> **WHAT THE EXERCISE ASKS**: Repeat the material verbatim and drop the pictures.

> **DATA EXTRACT**:
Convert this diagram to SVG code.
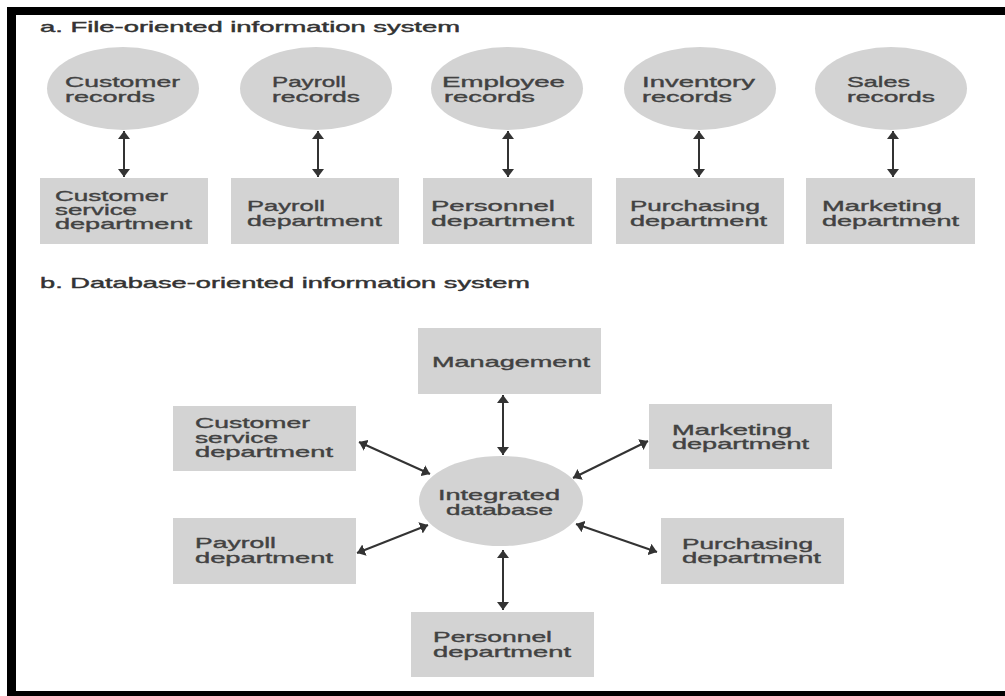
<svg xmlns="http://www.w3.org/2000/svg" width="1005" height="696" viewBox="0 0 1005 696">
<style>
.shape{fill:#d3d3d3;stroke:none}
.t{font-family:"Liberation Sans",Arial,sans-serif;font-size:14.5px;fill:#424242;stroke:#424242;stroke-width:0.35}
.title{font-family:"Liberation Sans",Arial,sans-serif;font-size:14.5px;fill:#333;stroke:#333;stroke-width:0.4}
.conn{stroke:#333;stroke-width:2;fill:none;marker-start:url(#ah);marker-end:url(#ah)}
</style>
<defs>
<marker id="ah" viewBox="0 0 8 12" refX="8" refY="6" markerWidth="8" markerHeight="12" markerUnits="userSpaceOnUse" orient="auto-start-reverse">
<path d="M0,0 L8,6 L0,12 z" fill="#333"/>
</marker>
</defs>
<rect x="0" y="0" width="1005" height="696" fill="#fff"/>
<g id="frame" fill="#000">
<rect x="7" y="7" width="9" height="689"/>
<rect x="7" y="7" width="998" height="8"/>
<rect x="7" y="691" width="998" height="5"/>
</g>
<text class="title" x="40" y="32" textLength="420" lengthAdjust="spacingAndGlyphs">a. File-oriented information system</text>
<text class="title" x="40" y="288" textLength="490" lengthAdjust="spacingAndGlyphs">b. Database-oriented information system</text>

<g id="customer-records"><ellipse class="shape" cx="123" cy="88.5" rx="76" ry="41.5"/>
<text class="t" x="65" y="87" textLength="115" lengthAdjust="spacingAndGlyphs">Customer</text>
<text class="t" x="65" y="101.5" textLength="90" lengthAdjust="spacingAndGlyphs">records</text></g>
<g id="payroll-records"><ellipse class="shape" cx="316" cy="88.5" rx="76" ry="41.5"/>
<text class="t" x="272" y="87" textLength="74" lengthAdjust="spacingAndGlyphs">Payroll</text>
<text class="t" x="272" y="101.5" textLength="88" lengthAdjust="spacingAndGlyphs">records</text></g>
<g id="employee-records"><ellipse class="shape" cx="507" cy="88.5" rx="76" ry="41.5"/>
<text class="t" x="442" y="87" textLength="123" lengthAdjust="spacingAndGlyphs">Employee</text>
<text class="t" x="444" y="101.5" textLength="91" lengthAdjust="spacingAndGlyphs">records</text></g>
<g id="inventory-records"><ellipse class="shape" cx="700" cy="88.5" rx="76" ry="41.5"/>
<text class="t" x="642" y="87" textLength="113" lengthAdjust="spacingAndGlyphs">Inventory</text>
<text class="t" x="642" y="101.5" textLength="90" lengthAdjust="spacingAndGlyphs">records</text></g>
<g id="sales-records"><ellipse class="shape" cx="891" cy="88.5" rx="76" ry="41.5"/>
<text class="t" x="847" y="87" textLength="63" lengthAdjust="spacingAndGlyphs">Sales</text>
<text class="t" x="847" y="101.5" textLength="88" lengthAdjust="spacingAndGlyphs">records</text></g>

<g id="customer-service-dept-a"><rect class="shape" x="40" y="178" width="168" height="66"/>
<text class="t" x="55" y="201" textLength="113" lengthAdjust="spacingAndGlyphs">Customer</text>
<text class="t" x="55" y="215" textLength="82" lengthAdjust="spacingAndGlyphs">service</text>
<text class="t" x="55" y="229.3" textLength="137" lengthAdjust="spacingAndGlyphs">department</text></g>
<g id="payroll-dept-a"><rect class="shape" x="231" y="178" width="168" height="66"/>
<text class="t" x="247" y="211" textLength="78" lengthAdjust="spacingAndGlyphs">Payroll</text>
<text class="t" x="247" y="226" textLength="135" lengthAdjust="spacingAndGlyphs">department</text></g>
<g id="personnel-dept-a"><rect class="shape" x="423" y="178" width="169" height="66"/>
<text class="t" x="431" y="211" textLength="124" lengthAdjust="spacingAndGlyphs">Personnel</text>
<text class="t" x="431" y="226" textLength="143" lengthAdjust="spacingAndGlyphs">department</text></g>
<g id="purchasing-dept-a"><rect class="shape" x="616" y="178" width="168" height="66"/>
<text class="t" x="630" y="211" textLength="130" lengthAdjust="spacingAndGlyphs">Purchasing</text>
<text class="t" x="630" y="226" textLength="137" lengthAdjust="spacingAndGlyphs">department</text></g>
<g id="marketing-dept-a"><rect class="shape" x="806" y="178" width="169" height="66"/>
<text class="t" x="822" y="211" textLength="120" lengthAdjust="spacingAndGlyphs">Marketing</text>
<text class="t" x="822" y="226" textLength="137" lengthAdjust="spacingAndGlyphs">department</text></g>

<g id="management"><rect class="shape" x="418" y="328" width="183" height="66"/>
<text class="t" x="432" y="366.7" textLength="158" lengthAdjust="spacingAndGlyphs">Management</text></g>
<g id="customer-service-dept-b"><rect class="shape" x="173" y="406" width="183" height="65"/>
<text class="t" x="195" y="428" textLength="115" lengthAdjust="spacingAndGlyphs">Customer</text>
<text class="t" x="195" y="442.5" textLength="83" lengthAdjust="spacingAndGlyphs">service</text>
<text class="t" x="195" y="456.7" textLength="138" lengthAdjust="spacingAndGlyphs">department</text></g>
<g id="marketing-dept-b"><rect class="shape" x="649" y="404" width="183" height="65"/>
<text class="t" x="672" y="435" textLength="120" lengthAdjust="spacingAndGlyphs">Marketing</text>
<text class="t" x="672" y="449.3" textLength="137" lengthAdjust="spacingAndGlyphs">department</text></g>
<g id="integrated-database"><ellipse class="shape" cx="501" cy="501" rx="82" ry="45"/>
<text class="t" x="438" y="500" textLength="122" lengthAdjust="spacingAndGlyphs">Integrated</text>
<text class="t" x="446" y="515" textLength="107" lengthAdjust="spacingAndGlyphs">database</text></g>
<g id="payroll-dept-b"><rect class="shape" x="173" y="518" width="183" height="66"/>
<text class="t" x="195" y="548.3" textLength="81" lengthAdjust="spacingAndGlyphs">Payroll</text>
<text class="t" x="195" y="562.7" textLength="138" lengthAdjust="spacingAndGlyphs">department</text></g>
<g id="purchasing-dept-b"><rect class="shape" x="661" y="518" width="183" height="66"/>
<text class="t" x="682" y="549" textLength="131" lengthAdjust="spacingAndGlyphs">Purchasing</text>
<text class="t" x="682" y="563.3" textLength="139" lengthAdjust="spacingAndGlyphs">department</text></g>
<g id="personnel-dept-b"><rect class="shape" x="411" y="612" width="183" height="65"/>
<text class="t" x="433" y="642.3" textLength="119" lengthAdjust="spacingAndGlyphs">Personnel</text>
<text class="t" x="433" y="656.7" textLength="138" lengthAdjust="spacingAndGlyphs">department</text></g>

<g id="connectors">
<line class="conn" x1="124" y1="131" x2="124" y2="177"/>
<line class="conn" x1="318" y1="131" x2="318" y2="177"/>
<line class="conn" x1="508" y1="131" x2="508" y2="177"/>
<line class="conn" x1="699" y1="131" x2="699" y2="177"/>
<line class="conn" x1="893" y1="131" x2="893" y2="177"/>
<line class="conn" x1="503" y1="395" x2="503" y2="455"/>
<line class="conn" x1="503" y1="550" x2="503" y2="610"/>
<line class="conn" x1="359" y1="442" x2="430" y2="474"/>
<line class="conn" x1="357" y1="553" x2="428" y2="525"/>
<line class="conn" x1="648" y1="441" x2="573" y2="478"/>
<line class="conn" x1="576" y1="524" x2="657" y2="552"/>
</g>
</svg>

> **OUTPUT OF THE TASK**:
Convert this diagram to SVG code.
<svg xmlns="http://www.w3.org/2000/svg" width="1005" height="696" viewBox="0 0 1005 696">
<style>
.shape{fill:#d3d3d3;stroke:none}
.t{font-family:"Liberation Sans",Arial,sans-serif;font-size:14.5px;fill:#424242;stroke:#424242;stroke-width:0.35}
.title{font-family:"Liberation Sans",Arial,sans-serif;font-size:14.5px;fill:#333;stroke:#333;stroke-width:0.4}
.conn{stroke:#333;stroke-width:2;fill:none;marker-start:url(#ah);marker-end:url(#ah)}
</style>
<defs>
<marker id="ah" viewBox="0 0 8 12" refX="8" refY="6" markerWidth="8" markerHeight="12" markerUnits="userSpaceOnUse" orient="auto-start-reverse">
<path d="M0,0 L8,6 L0,12 z" fill="#333"/>
</marker>
</defs>
<rect x="0" y="0" width="1005" height="696" fill="#fff"/>
<g id="frame" fill="#000">
<rect x="7" y="7" width="9" height="689"/>
<rect x="7" y="7" width="998" height="8"/>
<rect x="7" y="691" width="998" height="5"/>
</g>
<text class="title" x="40" y="32" textLength="420" lengthAdjust="spacingAndGlyphs">a. File-oriented information system</text>
<text class="title" x="40" y="288" textLength="490" lengthAdjust="spacingAndGlyphs">b. Database-oriented information system</text>

<g id="customer-records"><ellipse class="shape" cx="123" cy="88.5" rx="76" ry="41.5"/>
<text class="t" x="65" y="87" textLength="115" lengthAdjust="spacingAndGlyphs">Customer</text>
<text class="t" x="65" y="101.5" textLength="90" lengthAdjust="spacingAndGlyphs">records</text></g>
<g id="payroll-records"><ellipse class="shape" cx="316" cy="88.5" rx="76" ry="41.5"/>
<text class="t" x="272" y="87" textLength="74" lengthAdjust="spacingAndGlyphs">Payroll</text>
<text class="t" x="272" y="101.5" textLength="88" lengthAdjust="spacingAndGlyphs">records</text></g>
<g id="employee-records"><ellipse class="shape" cx="507" cy="88.5" rx="76" ry="41.5"/>
<text class="t" x="442" y="87" textLength="123" lengthAdjust="spacingAndGlyphs">Employee</text>
<text class="t" x="444" y="101.5" textLength="91" lengthAdjust="spacingAndGlyphs">records</text></g>
<g id="inventory-records"><ellipse class="shape" cx="700" cy="88.5" rx="76" ry="41.5"/>
<text class="t" x="642" y="87" textLength="113" lengthAdjust="spacingAndGlyphs">Inventory</text>
<text class="t" x="642" y="101.5" textLength="90" lengthAdjust="spacingAndGlyphs">records</text></g>
<g id="sales-records"><ellipse class="shape" cx="891" cy="88.5" rx="76" ry="41.5"/>
<text class="t" x="847" y="87" textLength="63" lengthAdjust="spacingAndGlyphs">Sales</text>
<text class="t" x="847" y="101.5" textLength="88" lengthAdjust="spacingAndGlyphs">records</text></g>

<g id="customer-service-dept-a"><rect class="shape" x="40" y="178" width="168" height="66"/>
<text class="t" x="55" y="201" textLength="113" lengthAdjust="spacingAndGlyphs">Customer</text>
<text class="t" x="55" y="215" textLength="82" lengthAdjust="spacingAndGlyphs">service</text>
<text class="t" x="55" y="229.3" textLength="137" lengthAdjust="spacingAndGlyphs">department</text></g>
<g id="payroll-dept-a"><rect class="shape" x="231" y="178" width="168" height="66"/>
<text class="t" x="247" y="211" textLength="78" lengthAdjust="spacingAndGlyphs">Payroll</text>
<text class="t" x="247" y="226" textLength="135" lengthAdjust="spacingAndGlyphs">department</text></g>
<g id="personnel-dept-a"><rect class="shape" x="423" y="178" width="169" height="66"/>
<text class="t" x="431" y="211" textLength="124" lengthAdjust="spacingAndGlyphs">Personnel</text>
<text class="t" x="431" y="226" textLength="143" lengthAdjust="spacingAndGlyphs">department</text></g>
<g id="purchasing-dept-a"><rect class="shape" x="616" y="178" width="168" height="66"/>
<text class="t" x="630" y="211" textLength="130" lengthAdjust="spacingAndGlyphs">Purchasing</text>
<text class="t" x="630" y="226" textLength="137" lengthAdjust="spacingAndGlyphs">department</text></g>
<g id="marketing-dept-a"><rect class="shape" x="806" y="178" width="169" height="66"/>
<text class="t" x="822" y="211" textLength="120" lengthAdjust="spacingAndGlyphs">Marketing</text>
<text class="t" x="822" y="226" textLength="137" lengthAdjust="spacingAndGlyphs">department</text></g>

<g id="management"><rect class="shape" x="418" y="328" width="183" height="66"/>
<text class="t" x="432" y="366.7" textLength="158" lengthAdjust="spacingAndGlyphs">Management</text></g>
<g id="customer-service-dept-b"><rect class="shape" x="173" y="406" width="183" height="65"/>
<text class="t" x="195" y="428" textLength="115" lengthAdjust="spacingAndGlyphs">Customer</text>
<text class="t" x="195" y="442.5" textLength="83" lengthAdjust="spacingAndGlyphs">service</text>
<text class="t" x="195" y="456.7" textLength="138" lengthAdjust="spacingAndGlyphs">department</text></g>
<g id="marketing-dept-b"><rect class="shape" x="649" y="404" width="183" height="65"/>
<text class="t" x="672" y="435" textLength="120" lengthAdjust="spacingAndGlyphs">Marketing</text>
<text class="t" x="672" y="449.3" textLength="137" lengthAdjust="spacingAndGlyphs">department</text></g>
<g id="integrated-database"><ellipse class="shape" cx="501" cy="501" rx="82" ry="45"/>
<text class="t" x="438" y="500" textLength="122" lengthAdjust="spacingAndGlyphs">Integrated</text>
<text class="t" x="446" y="515" textLength="107" lengthAdjust="spacingAndGlyphs">database</text></g>
<g id="payroll-dept-b"><rect class="shape" x="173" y="518" width="183" height="66"/>
<text class="t" x="195" y="548.3" textLength="81" lengthAdjust="spacingAndGlyphs">Payroll</text>
<text class="t" x="195" y="562.7" textLength="138" lengthAdjust="spacingAndGlyphs">department</text></g>
<g id="purchasing-dept-b"><rect class="shape" x="661" y="518" width="183" height="66"/>
<text class="t" x="682" y="549" textLength="131" lengthAdjust="spacingAndGlyphs">Purchasing</text>
<text class="t" x="682" y="563.3" textLength="139" lengthAdjust="spacingAndGlyphs">department</text></g>
<g id="personnel-dept-b"><rect class="shape" x="411" y="612" width="183" height="65"/>
<text class="t" x="433" y="642.3" textLength="119" lengthAdjust="spacingAndGlyphs">Personnel</text>
<text class="t" x="433" y="656.7" textLength="138" lengthAdjust="spacingAndGlyphs">department</text></g>

<g id="connectors">
<line class="conn" x1="124" y1="131" x2="124" y2="177"/>
<line class="conn" x1="318" y1="131" x2="318" y2="177"/>
<line class="conn" x1="508" y1="131" x2="508" y2="177"/>
<line class="conn" x1="699" y1="131" x2="699" y2="177"/>
<line class="conn" x1="893" y1="131" x2="893" y2="177"/>
<line class="conn" x1="503" y1="395" x2="503" y2="455"/>
<line class="conn" x1="503" y1="550" x2="503" y2="610"/>
<line class="conn" x1="359" y1="442" x2="430" y2="474"/>
<line class="conn" x1="357" y1="553" x2="428" y2="525"/>
<line class="conn" x1="648" y1="441" x2="573" y2="478"/>
<line class="conn" x1="576" y1="524" x2="657" y2="552"/>
</g>
</svg>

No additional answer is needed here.